What the task asks. Repeat every line of the listing below exactly, minus the pictures.

>> BEGIN Given data

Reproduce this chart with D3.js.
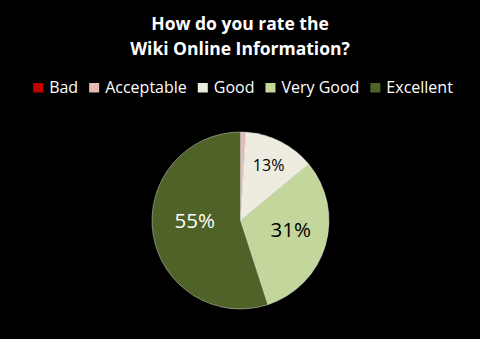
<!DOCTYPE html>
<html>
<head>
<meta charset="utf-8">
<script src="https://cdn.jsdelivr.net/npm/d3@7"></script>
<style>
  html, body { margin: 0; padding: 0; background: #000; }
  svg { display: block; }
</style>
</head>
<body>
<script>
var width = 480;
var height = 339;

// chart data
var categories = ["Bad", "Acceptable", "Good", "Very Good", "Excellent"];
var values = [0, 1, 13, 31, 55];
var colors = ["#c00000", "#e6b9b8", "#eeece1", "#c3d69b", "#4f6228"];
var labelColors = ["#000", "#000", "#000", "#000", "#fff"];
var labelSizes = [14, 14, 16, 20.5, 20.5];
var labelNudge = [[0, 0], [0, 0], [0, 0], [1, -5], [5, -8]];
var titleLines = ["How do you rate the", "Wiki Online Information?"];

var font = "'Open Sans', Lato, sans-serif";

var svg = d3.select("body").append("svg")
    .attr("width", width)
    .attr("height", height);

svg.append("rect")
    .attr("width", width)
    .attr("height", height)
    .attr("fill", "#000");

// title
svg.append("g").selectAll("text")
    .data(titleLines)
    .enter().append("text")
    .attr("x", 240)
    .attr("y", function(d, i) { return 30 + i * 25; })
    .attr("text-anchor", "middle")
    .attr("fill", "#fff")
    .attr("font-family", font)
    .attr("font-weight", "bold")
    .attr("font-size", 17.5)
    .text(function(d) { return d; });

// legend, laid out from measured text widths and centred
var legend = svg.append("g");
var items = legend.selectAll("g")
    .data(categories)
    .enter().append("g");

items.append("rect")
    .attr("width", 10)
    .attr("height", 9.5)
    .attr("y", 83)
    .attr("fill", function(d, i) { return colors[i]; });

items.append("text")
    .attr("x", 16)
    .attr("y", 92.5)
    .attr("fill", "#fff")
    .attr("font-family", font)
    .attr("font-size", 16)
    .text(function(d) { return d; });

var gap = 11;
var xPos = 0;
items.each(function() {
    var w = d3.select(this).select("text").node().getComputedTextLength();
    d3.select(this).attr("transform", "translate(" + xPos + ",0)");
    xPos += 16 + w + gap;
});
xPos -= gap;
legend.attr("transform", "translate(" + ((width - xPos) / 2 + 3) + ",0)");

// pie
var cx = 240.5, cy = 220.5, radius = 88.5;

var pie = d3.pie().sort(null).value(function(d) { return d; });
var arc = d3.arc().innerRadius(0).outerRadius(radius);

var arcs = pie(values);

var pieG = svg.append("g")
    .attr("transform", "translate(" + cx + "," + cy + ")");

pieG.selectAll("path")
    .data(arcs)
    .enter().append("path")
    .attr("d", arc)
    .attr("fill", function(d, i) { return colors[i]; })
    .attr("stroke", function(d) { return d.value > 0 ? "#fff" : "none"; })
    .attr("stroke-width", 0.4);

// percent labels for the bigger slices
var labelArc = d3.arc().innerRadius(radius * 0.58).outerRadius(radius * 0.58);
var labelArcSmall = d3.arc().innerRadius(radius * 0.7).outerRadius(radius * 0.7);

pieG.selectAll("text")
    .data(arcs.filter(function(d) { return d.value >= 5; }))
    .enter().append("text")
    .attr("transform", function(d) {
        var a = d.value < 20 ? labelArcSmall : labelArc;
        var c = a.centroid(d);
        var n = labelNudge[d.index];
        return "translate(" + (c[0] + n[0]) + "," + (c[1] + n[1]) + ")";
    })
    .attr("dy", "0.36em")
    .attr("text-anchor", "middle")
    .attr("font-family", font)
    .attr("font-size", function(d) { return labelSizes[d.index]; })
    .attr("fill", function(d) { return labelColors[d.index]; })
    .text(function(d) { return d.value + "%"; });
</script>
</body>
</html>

>> END Given data

Final result.
Reproduce this chart with D3.js.
<!DOCTYPE html>
<html>
<head>
<meta charset="utf-8">
<script src="https://cdn.jsdelivr.net/npm/d3@7"></script>
<style>
  html, body { margin: 0; padding: 0; background: #000; }
  svg { display: block; }
</style>
</head>
<body>
<script>
var width = 480;
var height = 339;

// chart data
var categories = ["Bad", "Acceptable", "Good", "Very Good", "Excellent"];
var values = [0, 1, 13, 31, 55];
var colors = ["#c00000", "#e6b9b8", "#eeece1", "#c3d69b", "#4f6228"];
var labelColors = ["#000", "#000", "#000", "#000", "#fff"];
var labelSizes = [14, 14, 16, 20.5, 20.5];
var labelNudge = [[0, 0], [0, 0], [0, 0], [1, -5], [5, -8]];
var titleLines = ["How do you rate the", "Wiki Online Information?"];

var font = "'Open Sans', Lato, sans-serif";

var svg = d3.select("body").append("svg")
    .attr("width", width)
    .attr("height", height);

svg.append("rect")
    .attr("width", width)
    .attr("height", height)
    .attr("fill", "#000");

// title
svg.append("g").selectAll("text")
    .data(titleLines)
    .enter().append("text")
    .attr("x", 240)
    .attr("y", function(d, i) { return 30 + i * 25; })
    .attr("text-anchor", "middle")
    .attr("fill", "#fff")
    .attr("font-family", font)
    .attr("font-weight", "bold")
    .attr("font-size", 17.5)
    .text(function(d) { return d; });

// legend, laid out from measured text widths and centred
var legend = svg.append("g");
var items = legend.selectAll("g")
    .data(categories)
    .enter().append("g");

items.append("rect")
    .attr("width", 10)
    .attr("height", 9.5)
    .attr("y", 83)
    .attr("fill", function(d, i) { return colors[i]; });

items.append("text")
    .attr("x", 16)
    .attr("y", 92.5)
    .attr("fill", "#fff")
    .attr("font-family", font)
    .attr("font-size", 16)
    .text(function(d) { return d; });

var gap = 11;
var xPos = 0;
items.each(function() {
    var w = d3.select(this).select("text").node().getComputedTextLength();
    d3.select(this).attr("transform", "translate(" + xPos + ",0)");
    xPos += 16 + w + gap;
});
xPos -= gap;
legend.attr("transform", "translate(" + ((width - xPos) / 2 + 3) + ",0)");

// pie
var cx = 240.5, cy = 220.5, radius = 88.5;

var pie = d3.pie().sort(null).value(function(d) { return d; });
var arc = d3.arc().innerRadius(0).outerRadius(radius);

var arcs = pie(values);

var pieG = svg.append("g")
    .attr("transform", "translate(" + cx + "," + cy + ")");

pieG.selectAll("path")
    .data(arcs)
    .enter().append("path")
    .attr("d", arc)
    .attr("fill", function(d, i) { return colors[i]; })
    .attr("stroke", function(d) { return d.value > 0 ? "#fff" : "none"; })
    .attr("stroke-width", 0.4);

// percent labels for the bigger slices
var labelArc = d3.arc().innerRadius(radius * 0.58).outerRadius(radius * 0.58);
var labelArcSmall = d3.arc().innerRadius(radius * 0.7).outerRadius(radius * 0.7);

pieG.selectAll("text")
    .data(arcs.filter(function(d) { return d.value >= 5; }))
    .enter().append("text")
    .attr("transform", function(d) {
        var a = d.value < 20 ? labelArcSmall : labelArc;
        var c = a.centroid(d);
        var n = labelNudge[d.index];
        return "translate(" + (c[0] + n[0]) + "," + (c[1] + n[1]) + ")";
    })
    .attr("dy", "0.36em")
    .attr("text-anchor", "middle")
    .attr("font-family", font)
    .attr("font-size", function(d) { return labelSizes[d.index]; })
    .attr("fill", function(d) { return labelColors[d.index]; })
    .text(function(d) { return d.value + "%"; });
</script>
</body>
</html>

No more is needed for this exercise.